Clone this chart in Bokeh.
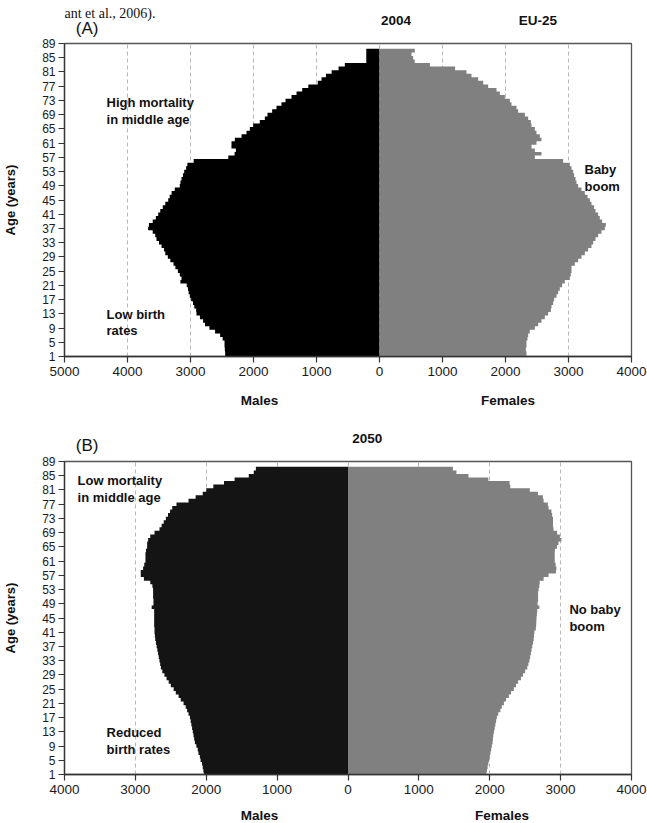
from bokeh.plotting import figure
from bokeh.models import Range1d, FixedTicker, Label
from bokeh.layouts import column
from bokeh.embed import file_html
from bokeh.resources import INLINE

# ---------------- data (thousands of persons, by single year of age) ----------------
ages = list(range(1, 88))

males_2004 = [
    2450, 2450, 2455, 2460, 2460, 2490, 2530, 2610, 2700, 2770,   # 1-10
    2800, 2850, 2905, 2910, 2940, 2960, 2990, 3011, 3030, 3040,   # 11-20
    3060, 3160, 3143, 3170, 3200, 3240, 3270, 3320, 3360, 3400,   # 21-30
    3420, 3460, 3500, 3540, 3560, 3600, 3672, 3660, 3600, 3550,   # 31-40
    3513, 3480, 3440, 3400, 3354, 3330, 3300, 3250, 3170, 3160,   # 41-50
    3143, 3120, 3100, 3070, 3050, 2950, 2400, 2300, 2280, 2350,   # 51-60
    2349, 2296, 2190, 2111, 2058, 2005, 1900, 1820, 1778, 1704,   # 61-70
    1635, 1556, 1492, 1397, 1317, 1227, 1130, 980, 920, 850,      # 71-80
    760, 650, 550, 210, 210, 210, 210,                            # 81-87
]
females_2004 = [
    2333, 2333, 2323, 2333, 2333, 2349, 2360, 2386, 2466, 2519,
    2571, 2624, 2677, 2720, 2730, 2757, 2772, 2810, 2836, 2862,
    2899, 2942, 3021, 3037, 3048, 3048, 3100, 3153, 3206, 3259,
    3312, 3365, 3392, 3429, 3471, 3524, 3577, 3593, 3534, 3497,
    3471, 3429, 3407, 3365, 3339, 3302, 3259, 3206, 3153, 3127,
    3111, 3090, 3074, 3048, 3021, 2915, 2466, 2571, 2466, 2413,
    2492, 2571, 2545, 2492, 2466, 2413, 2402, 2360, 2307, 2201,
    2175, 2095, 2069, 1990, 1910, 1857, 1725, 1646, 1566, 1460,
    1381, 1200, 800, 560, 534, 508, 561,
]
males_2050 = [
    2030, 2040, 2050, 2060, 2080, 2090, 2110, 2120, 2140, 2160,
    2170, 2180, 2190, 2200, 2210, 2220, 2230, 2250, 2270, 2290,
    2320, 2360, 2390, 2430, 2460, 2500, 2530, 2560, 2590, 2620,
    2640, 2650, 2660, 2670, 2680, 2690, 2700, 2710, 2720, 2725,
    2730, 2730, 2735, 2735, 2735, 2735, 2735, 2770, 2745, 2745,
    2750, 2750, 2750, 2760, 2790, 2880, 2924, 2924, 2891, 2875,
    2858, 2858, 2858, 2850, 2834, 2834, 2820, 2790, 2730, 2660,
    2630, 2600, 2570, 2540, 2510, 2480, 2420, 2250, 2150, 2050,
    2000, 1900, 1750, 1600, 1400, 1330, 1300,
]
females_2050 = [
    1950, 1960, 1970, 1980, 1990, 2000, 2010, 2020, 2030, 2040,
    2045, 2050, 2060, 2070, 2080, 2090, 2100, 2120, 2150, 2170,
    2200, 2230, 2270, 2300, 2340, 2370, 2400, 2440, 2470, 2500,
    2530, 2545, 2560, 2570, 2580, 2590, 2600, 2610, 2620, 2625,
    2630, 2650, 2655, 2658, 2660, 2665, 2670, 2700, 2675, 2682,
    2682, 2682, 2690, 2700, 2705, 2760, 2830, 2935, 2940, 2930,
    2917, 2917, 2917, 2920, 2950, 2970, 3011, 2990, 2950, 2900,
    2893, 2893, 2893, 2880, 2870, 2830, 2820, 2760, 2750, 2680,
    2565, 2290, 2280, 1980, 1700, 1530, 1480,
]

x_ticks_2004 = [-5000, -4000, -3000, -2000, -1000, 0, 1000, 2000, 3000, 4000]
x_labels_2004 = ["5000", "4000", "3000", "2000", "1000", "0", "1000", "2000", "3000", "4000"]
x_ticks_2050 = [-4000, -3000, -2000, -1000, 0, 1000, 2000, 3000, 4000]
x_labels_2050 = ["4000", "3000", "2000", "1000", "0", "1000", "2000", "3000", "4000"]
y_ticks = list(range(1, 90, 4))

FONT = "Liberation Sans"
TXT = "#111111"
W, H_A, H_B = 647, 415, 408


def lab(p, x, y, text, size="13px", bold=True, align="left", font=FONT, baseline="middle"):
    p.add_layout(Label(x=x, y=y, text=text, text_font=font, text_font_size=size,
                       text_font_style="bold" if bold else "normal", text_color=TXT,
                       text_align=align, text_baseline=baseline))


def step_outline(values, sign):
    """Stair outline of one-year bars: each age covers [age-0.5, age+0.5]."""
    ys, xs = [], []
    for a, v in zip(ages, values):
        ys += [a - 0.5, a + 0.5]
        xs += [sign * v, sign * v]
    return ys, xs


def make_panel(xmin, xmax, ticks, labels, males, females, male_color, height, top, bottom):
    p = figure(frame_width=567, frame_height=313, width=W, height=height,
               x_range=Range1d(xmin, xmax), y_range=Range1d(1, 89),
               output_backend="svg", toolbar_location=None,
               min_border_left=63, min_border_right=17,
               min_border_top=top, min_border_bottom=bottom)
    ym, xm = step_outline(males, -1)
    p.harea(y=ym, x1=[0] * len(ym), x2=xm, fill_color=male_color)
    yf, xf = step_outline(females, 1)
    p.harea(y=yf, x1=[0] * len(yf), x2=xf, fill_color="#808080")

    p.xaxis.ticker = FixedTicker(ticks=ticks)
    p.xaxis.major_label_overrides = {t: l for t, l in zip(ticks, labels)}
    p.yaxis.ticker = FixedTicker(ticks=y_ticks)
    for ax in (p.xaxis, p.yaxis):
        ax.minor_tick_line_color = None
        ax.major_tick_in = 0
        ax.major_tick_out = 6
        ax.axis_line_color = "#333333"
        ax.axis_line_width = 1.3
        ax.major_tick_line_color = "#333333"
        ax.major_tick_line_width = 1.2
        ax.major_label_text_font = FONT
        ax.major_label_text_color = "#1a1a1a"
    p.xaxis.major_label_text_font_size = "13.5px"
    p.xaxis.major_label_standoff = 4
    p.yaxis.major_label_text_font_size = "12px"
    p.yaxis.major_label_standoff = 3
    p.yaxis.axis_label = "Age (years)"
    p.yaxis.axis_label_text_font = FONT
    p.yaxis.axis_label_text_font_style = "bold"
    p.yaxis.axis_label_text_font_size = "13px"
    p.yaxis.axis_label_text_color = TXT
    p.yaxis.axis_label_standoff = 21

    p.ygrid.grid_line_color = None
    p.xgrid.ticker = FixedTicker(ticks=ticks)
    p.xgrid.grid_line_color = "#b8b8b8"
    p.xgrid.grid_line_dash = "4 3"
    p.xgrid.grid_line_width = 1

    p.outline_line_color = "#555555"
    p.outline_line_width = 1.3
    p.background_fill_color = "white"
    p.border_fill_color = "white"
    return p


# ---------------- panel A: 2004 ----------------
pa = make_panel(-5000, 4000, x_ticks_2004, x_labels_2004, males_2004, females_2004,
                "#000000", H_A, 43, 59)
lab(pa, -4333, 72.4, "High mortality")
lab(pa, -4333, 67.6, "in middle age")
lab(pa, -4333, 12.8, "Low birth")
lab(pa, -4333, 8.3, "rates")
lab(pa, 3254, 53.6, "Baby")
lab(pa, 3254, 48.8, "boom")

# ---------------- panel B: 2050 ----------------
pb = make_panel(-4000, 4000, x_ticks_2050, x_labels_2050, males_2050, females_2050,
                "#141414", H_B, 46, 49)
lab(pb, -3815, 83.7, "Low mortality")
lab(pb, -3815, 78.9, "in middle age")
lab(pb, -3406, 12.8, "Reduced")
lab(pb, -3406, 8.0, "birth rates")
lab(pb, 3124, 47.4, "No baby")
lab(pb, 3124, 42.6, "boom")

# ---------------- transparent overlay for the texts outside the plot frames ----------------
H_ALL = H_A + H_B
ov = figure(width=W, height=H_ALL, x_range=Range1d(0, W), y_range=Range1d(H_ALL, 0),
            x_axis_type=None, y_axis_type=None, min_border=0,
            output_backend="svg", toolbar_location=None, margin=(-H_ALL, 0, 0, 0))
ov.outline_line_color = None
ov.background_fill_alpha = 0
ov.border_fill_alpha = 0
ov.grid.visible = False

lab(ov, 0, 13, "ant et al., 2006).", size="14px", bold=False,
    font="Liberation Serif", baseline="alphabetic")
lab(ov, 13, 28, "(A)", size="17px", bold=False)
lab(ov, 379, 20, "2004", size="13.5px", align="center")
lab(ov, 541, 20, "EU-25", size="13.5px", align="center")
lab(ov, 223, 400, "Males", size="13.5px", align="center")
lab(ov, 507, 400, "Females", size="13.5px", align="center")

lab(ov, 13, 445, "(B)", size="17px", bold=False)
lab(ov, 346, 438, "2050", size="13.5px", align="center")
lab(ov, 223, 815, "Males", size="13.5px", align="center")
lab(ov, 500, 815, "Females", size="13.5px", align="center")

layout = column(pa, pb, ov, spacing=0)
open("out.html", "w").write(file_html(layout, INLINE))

## Your instructions
Return only the lines from the start of the data through the line that contains "ages = list(range(1, 88))", please, copying them exactly and omitting all pictures.

## Exercise result
Clone this chart in Bokeh.
from bokeh.plotting import figure
from bokeh.models import Range1d, FixedTicker, Label
from bokeh.layouts import column
from bokeh.embed import file_html
from bokeh.resources import INLINE

# ---------------- data (thousands of persons, by single year of age) ----------------
ages = list(range(1, 88))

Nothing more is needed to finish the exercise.